Nu Lia Kraan is overleden die vaak mee ging naar modeshows en ik nu alleen wegga dan zegt Rob: 'Waar ga je heen?' en dan zegt hij 'Mag ik mee?' en na 10 minuten: 'Waarom moest ik eigenlijk mee?' Als ik alleen ben gegaan en ik kom thuis dan zegt Rob 'Ben je er nou al weer?' 'Het is dus best lastig geweest om ineens te zeggen dat we ermee stoppen, maar het is goed en het was een hele mooie tijd.

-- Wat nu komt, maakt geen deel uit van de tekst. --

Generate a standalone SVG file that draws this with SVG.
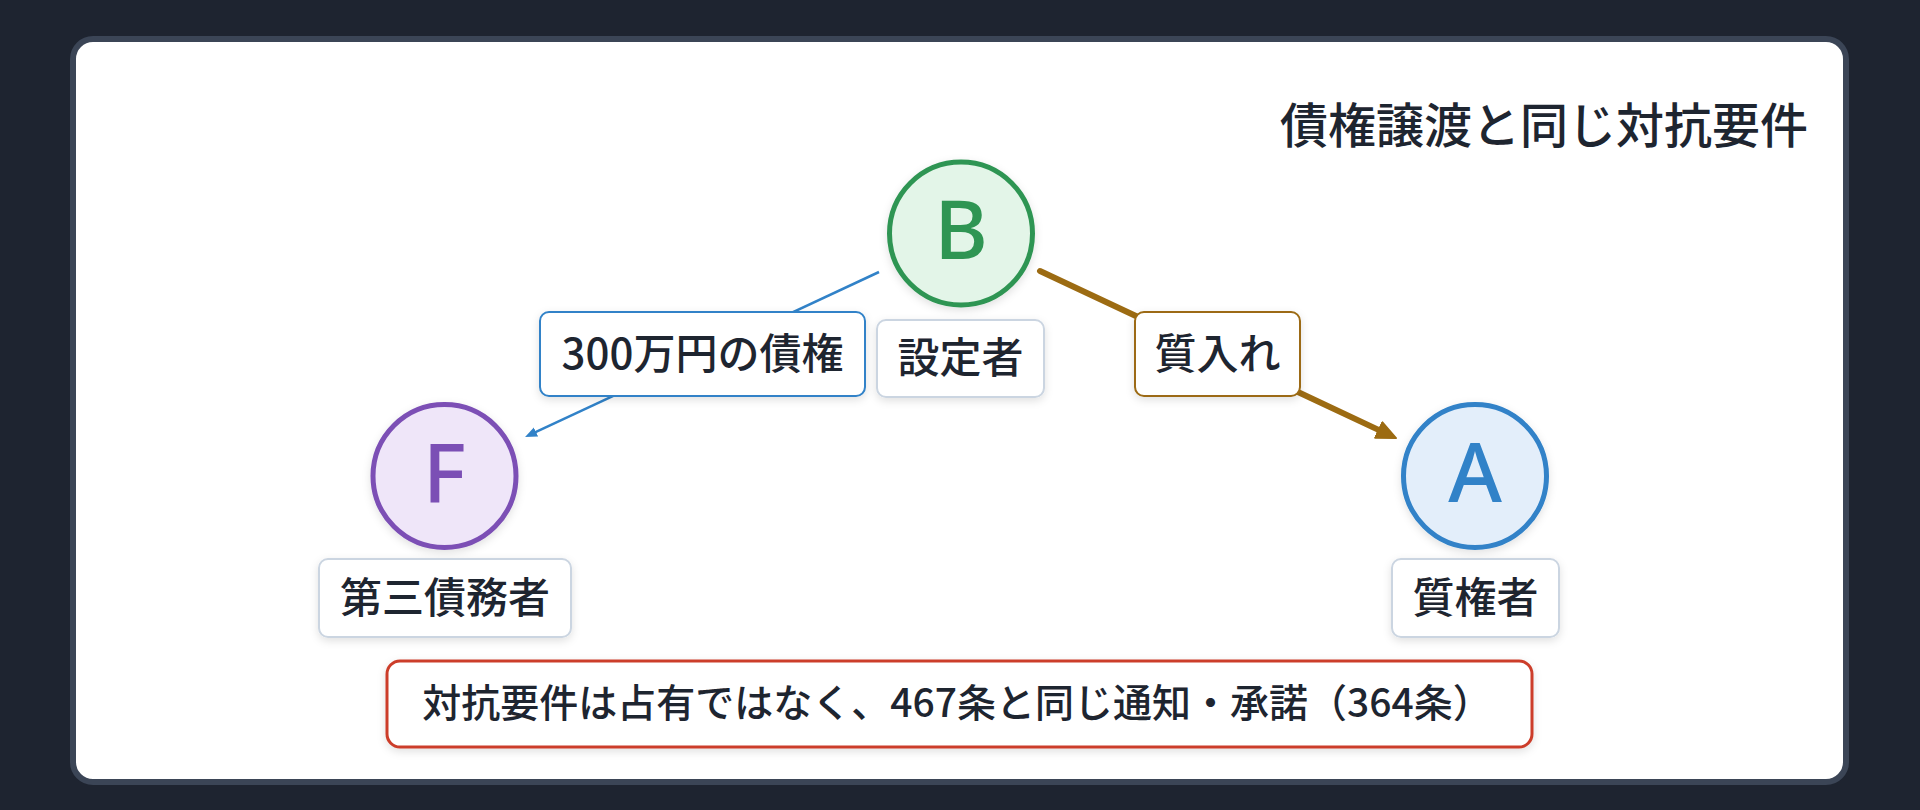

Marieke, ik hoop natuurlijk dat je blijft en niet meteen gaat, want als jij weggaat, gaat alles over ons weer opnieuw beginnen'. Marieke beloofde dat ze voorlopig nog blijft en kreeg als dank van Jan tot haar verbazing ook een mooi boeket overhandigd.
(Foto Amstelveenweb.com - 2019)
Marieke Uildriks de directeur van het museum feliciteert met de bloemen overladen Rob
Iedereen werd bedankt voor de mooie woorden en Jan en Rob nodigden alle aanwezigen uit voor een hapje en drankje. Het was weer een gezellig samenzijn en ook al was de bijeenkomst vroeg gepland, men ging met een tevreden gevoel huiswaarts. Niet alleen omdat het zo gezellig was, maar ook omdat Rob zo prachtig in het zonnetje was gezet.